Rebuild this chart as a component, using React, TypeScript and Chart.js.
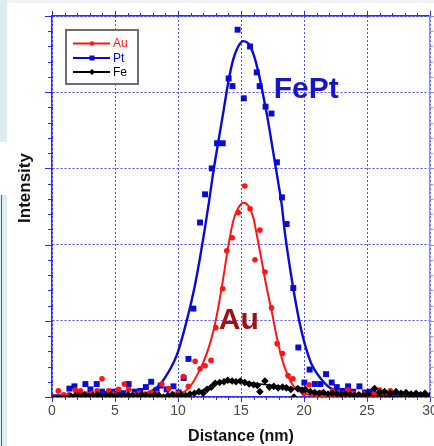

...

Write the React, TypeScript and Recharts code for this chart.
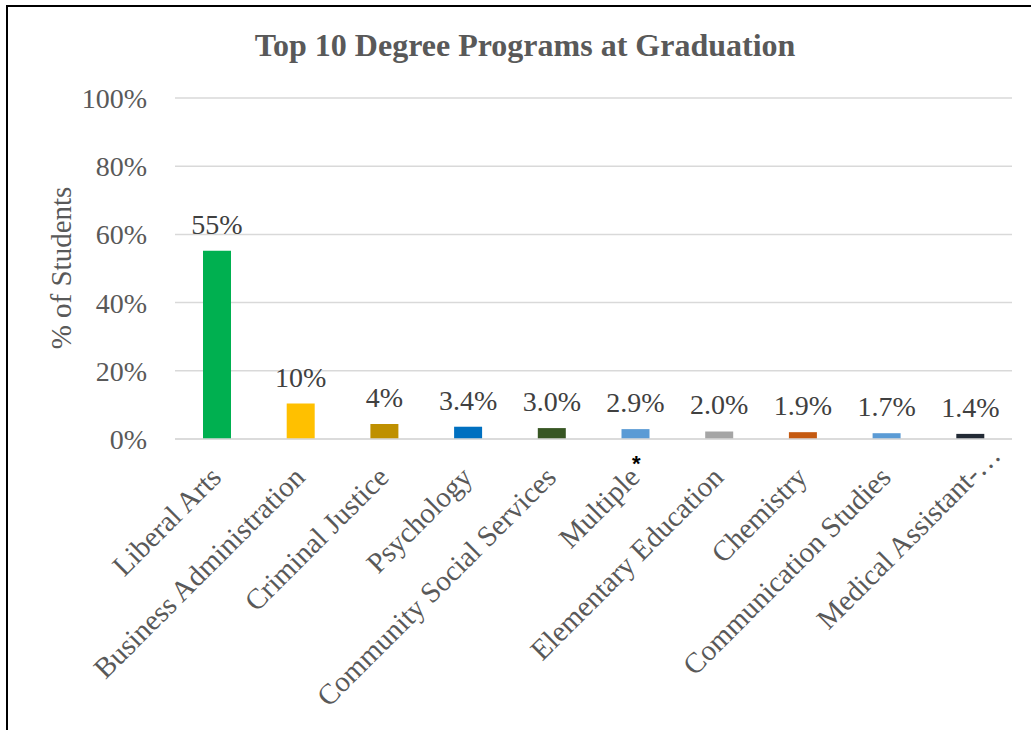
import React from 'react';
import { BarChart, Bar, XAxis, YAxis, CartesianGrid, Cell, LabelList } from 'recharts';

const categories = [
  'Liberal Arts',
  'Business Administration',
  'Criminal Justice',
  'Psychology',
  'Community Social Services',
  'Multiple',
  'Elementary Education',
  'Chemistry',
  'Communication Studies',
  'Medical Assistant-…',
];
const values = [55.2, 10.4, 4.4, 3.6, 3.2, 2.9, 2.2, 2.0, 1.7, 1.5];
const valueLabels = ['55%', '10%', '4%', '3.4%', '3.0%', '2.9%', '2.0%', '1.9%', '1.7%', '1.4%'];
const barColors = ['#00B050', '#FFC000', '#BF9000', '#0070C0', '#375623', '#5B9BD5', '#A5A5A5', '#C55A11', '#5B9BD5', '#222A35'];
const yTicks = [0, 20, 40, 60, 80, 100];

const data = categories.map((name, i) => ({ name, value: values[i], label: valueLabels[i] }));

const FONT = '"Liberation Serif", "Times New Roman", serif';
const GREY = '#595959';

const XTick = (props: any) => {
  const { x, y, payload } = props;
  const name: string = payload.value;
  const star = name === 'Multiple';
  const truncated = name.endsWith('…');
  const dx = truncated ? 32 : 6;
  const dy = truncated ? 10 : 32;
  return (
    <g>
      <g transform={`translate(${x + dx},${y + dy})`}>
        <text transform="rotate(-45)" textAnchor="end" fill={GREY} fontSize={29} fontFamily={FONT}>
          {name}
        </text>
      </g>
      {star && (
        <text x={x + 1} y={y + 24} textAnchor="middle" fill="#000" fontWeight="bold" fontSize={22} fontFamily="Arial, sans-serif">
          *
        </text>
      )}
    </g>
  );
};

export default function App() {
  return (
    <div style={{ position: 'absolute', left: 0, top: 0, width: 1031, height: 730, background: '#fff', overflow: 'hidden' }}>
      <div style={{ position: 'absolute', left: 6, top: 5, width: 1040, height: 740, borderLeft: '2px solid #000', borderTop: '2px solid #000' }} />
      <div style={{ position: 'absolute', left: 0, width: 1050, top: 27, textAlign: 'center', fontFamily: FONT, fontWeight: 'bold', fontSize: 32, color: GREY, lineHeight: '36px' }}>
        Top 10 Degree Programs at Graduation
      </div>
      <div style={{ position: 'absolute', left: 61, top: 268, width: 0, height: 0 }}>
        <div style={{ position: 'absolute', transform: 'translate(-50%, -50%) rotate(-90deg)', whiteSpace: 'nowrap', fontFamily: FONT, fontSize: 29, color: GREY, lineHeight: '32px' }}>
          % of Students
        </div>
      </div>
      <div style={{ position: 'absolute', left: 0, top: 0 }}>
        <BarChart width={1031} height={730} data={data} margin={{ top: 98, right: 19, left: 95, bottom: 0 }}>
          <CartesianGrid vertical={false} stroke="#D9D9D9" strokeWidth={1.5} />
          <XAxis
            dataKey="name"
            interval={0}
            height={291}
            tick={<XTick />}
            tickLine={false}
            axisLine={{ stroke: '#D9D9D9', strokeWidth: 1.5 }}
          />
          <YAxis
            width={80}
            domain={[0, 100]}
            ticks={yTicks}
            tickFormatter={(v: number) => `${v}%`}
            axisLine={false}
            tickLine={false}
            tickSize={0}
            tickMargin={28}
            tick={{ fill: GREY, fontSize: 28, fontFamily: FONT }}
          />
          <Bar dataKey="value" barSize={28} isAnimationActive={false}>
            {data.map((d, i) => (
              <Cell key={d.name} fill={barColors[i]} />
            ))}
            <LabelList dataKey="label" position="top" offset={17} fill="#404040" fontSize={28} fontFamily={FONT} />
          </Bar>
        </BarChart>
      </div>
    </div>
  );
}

* * *

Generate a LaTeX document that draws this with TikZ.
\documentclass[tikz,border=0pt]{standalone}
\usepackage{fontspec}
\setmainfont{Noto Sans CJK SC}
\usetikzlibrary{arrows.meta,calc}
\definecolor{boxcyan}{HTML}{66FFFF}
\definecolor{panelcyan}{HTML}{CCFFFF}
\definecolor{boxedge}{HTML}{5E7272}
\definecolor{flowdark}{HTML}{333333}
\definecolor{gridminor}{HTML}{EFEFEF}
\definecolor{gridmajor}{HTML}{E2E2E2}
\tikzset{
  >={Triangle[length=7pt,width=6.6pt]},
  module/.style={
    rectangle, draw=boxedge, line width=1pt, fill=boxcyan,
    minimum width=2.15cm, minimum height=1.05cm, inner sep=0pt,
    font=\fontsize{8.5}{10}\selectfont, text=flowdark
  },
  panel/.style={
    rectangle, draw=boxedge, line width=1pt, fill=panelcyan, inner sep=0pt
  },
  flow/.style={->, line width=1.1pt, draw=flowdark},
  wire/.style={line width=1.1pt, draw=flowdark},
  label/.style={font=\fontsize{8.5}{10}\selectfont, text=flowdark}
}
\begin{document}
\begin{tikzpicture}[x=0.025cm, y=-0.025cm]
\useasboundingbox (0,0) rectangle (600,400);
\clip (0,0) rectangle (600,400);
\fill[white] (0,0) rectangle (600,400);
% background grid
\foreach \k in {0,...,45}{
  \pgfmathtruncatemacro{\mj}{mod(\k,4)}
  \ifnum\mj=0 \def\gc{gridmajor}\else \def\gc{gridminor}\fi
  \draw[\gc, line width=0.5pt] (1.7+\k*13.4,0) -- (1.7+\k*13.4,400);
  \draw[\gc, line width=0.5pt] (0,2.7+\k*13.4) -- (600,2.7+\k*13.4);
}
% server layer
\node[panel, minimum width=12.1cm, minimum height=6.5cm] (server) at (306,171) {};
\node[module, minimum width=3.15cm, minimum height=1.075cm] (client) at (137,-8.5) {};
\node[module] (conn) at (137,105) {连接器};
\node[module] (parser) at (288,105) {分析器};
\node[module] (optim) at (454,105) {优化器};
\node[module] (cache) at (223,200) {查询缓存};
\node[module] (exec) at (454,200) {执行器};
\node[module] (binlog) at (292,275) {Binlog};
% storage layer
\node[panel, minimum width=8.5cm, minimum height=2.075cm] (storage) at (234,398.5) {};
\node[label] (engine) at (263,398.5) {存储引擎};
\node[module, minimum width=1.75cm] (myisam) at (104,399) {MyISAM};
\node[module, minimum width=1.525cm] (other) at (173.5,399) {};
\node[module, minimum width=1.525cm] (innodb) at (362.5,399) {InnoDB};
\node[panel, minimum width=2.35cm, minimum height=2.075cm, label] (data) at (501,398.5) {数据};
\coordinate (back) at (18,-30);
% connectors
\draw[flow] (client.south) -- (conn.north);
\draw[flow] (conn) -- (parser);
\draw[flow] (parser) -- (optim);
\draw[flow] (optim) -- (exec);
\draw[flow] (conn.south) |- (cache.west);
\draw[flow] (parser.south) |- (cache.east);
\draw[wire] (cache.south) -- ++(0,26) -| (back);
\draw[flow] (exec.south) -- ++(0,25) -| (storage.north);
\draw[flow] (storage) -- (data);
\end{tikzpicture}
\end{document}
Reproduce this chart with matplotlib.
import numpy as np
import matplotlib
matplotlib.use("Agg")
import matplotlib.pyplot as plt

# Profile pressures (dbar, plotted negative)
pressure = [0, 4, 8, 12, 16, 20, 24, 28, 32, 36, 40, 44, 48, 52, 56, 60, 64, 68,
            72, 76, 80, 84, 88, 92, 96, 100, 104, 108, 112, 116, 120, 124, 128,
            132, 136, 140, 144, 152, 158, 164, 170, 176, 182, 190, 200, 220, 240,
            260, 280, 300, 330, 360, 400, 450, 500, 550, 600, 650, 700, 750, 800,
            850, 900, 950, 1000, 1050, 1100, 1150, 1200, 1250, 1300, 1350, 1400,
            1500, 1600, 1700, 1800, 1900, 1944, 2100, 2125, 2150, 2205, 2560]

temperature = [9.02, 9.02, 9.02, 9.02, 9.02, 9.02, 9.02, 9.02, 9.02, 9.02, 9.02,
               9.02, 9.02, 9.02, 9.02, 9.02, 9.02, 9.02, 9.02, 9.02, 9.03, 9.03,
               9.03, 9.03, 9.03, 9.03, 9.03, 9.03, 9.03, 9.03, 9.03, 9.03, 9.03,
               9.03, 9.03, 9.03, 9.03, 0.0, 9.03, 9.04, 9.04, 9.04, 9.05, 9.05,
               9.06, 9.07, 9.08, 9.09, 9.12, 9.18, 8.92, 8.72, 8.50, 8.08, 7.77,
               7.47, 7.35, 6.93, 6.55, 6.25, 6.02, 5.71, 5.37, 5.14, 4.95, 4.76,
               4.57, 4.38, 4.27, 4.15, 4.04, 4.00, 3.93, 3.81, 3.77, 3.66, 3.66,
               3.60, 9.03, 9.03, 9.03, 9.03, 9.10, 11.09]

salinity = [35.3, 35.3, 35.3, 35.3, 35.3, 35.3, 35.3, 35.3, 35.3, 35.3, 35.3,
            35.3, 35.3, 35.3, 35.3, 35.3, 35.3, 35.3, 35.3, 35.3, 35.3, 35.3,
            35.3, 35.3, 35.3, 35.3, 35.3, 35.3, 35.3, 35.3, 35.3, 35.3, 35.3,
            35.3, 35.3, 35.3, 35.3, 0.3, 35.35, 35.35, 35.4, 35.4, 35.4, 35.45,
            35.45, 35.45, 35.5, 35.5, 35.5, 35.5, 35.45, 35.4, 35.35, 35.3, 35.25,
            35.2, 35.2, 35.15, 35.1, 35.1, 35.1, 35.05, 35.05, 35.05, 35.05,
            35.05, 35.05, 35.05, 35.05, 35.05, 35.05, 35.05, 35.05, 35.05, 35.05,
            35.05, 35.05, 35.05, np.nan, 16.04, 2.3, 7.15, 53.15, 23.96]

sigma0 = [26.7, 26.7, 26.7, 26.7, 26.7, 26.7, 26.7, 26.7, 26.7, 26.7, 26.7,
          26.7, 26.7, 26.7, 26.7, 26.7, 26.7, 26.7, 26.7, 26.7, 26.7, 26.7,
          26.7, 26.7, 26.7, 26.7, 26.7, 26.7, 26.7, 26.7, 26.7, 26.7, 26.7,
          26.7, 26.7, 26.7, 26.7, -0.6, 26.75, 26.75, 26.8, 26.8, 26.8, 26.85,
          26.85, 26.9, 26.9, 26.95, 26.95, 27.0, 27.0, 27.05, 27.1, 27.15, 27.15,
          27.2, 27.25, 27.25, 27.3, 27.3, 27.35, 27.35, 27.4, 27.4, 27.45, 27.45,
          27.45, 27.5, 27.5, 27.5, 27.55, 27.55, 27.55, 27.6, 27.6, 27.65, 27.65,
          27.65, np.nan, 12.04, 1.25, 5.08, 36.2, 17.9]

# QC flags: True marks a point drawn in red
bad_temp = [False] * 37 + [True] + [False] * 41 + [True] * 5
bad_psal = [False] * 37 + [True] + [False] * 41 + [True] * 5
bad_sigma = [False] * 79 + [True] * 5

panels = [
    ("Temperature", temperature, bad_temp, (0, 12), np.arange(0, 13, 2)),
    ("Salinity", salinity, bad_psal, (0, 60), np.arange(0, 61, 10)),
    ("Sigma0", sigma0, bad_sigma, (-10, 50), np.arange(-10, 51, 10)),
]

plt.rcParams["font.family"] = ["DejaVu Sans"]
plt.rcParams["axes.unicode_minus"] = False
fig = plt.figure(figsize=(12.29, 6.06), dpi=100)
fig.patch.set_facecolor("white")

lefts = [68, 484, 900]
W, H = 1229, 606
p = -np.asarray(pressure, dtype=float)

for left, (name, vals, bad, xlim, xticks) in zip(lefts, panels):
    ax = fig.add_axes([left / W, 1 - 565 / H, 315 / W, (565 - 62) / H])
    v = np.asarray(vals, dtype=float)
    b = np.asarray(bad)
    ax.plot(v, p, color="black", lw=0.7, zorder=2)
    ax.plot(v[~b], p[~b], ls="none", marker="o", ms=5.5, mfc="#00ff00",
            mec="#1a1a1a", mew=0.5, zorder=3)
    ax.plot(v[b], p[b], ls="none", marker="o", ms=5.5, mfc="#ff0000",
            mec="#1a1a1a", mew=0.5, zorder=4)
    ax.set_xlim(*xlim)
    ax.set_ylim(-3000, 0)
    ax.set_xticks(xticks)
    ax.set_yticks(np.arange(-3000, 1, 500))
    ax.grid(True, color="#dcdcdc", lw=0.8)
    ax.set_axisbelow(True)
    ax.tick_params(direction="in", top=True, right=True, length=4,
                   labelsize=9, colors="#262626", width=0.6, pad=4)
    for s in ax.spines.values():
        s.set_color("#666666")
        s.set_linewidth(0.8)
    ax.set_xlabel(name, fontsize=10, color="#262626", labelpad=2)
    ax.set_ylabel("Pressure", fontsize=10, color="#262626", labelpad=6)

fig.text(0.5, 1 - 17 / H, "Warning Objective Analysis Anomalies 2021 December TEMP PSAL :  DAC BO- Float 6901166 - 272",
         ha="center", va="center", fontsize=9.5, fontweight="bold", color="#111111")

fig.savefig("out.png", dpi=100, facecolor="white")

• [Requirement]: Will you return exactly the lines above from the one with "Reproduce this chart with matplotlib." down to the one with "2150, 2205, 2560]", counting both as part of the range?

• [Exercise answer]:
Reproduce this chart with matplotlib.
import numpy as np
import matplotlib
matplotlib.use("Agg")
import matplotlib.pyplot as plt

# Profile pressures (dbar, plotted negative)
pressure = [0, 4, 8, 12, 16, 20, 24, 28, 32, 36, 40, 44, 48, 52, 56, 60, 64, 68,
            72, 76, 80, 84, 88, 92, 96, 100, 104, 108, 112, 116, 120, 124, 128,
            132, 136, 140, 144, 152, 158, 164, 170, 176, 182, 190, 200, 220, 240,
            260, 280, 300, 330, 360, 400, 450, 500, 550, 600, 650, 700, 750, 800,
            850, 900, 950, 1000, 1050, 1100, 1150, 1200, 1250, 1300, 1350, 1400,
            1500, 1600, 1700, 1800, 1900, 1944, 2100, 2125, 2150, 2205, 2560]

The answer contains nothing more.